→ Work to do
Nothing but the lines from the top of the data to the line holding "12, 14, 16];" should be printed, word for word and both ends included; leave the pictures out.

→ Data provided
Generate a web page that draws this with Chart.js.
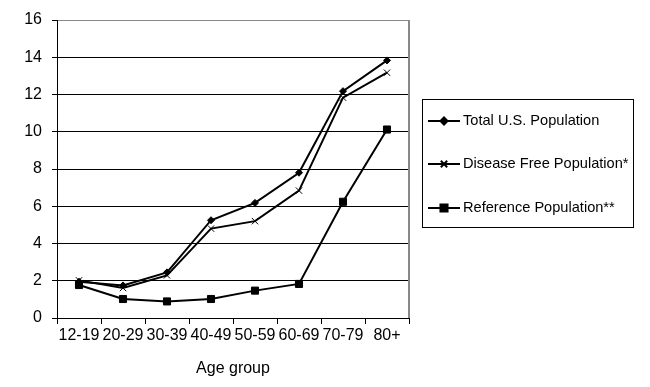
<!DOCTYPE html>
<html>
<head>
<meta charset="utf-8">
<title>Age group chart</title>
<script src="https://cdn.jsdelivr.net/npm/chart.js@4"></script>
<style>
  body { margin: 0; background: #fff; }
</style>
</head>
<body>
<canvas id="myChart" width="650" height="387"></canvas>
<script>
// datos
const ageGroups = ['12-19', '20-29', '30-39', '40-49', '50-59', '60-69', '70-79', '80+'];
const totalPop = [1.95, 1.75, 2.45, 5.25, 6.18, 7.8, 12.18, 13.83];
const diseaseFree = [2.02, 1.61, 2.29, 4.8, 5.2, 6.84, 11.83, 13.17];
const referencePop = [1.77, 1.02, 0.89, 1.02, 1.47, 1.83, 6.24, 10.12];
const yTicks = [0, 2, 4, 6, 8, 10, 12, 14, 16];

const family = 'Arial, "Liberation Sans", sans-serif';
const font = { family: family, size: 16 };

// leyenda dibujada con recuadro
const boxLegend = {
    id: 'boxLegend',
    afterDraw(chart) {
        const ctx = chart.ctx;
        ctx.save();
        ctx.strokeStyle = '#000';
        ctx.lineWidth = 1;
        ctx.strokeRect(422.5, 99.5, 211, 128);
        const rows = [121, 164, 208];
        chart.data.datasets.forEach(function(ds, i) {
            const y = rows[i];
            ctx.beginPath();
            ctx.strokeStyle = '#000';
            ctx.lineWidth = 2;
            ctx.moveTo(428, y);
            ctx.lineTo(460, y);
            ctx.stroke();
            Chart.helpers.drawPoint(ctx, {
                pointStyle: ds.pointStyle,
                radius: ds.pointRadius,
                borderWidth: 1
            }, 444, y);
            ctx.fillStyle = '#000';
            ctx.font = '14.6px ' + family;
            ctx.textBaseline = 'middle';
            ctx.fillText(ds.label, 463, y);
        });
        ctx.restore();
    }
};

const ctx = document.getElementById('myChart').getContext('2d');
const myChart = new Chart(ctx, {
    type: 'line',
    data: {
        labels: ageGroups,
        datasets: [{
            label: 'Total U.S. Population',
            data: totalPop,
            pointStyle: 'rectRot',
            pointRadius: 3.5
        }, {
            label: 'Disease Free Population*',
            data: diseaseFree,
            pointStyle: 'crossRot',
            pointRadius: 4.5
        }, {
            label: 'Reference Population**',
            data: referencePop,
            pointStyle: 'rect',
            pointRadius: 5
        }].map(function(ds) {
            return Object.assign({
                borderColor: '#000',
                backgroundColor: '#000',
                borderWidth: 2,
                pointBorderWidth: 1,
                pointBorderColor: '#000',
                pointBackgroundColor: '#000',
                tension: 0
            }, ds);
        })
    },
    options: {
        responsive: false,
        animation: false,
        layout: { padding: { top: 20, right: 241, left: 0, bottom: 0 } },
        plugins: {
            legend: { display: false },
            tooltip: { enabled: false }
        },
        scales: {
            x: {
                offset: true,
                grid: {
                    offset: true,
                    drawOnChartArea: false,
                    color: '#000',
                    tickLength: 6,
                    tickColor: '#000'
                },
                border: { color: '#000', width: 1 },
                ticks: { color: '#000', font: font, maxRotation: 0, autoSkip: false, padding: 2 },
                title: { display: true, text: 'Age group', color: '#000', font: font, padding: { top: 1, bottom: 9 } },
                afterFit(scale) { scale.height = 69; }
            },
            y: {
                min: 0,
                max: 16,
                afterBuildTicks(scale) {
                    scale.ticks = yTicks.map(function(v) { return { value: v }; });
                },
                grid: {
                    color: function(c) { return c.tick && c.tick.value === 16 ? '#888' : '#000'; },
                    tickLength: 5,
                    tickColor: '#000'
                },
                border: { color: '#000', width: 1 },
                ticks: { color: '#000', font: font, padding: 10 },
                afterFit(scale) { scale.width = 57; }
            }
        }
    },
    plugins: [boxLegend, {
        id: 'rightBorder',
        afterDraw(chart) {
            const a = chart.chartArea;
            const c = chart.ctx;
            c.save();
            c.strokeStyle = '#888';
            c.lineWidth = 2;
            c.beginPath();
            c.moveTo(a.right, a.top);
            c.lineTo(a.right, a.bottom);
            c.stroke();
            c.restore();
        }
    }]
});
</script>
</body>
</html>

→ Task answer
Generate a web page that draws this with Chart.js.
<!DOCTYPE html>
<html>
<head>
<meta charset="utf-8">
<title>Age group chart</title>
<script src="https://cdn.jsdelivr.net/npm/chart.js@4"></script>
<style>
  body { margin: 0; background: #fff; }
</style>
</head>
<body>
<canvas id="myChart" width="650" height="387"></canvas>
<script>
// datos
const ageGroups = ['12-19', '20-29', '30-39', '40-49', '50-59', '60-69', '70-79', '80+'];
const totalPop = [1.95, 1.75, 2.45, 5.25, 6.18, 7.8, 12.18, 13.83];
const diseaseFree = [2.02, 1.61, 2.29, 4.8, 5.2, 6.84, 11.83, 13.17];
const referencePop = [1.77, 1.02, 0.89, 1.02, 1.47, 1.83, 6.24, 10.12];
const yTicks = [0, 2, 4, 6, 8, 10, 12, 14, 16];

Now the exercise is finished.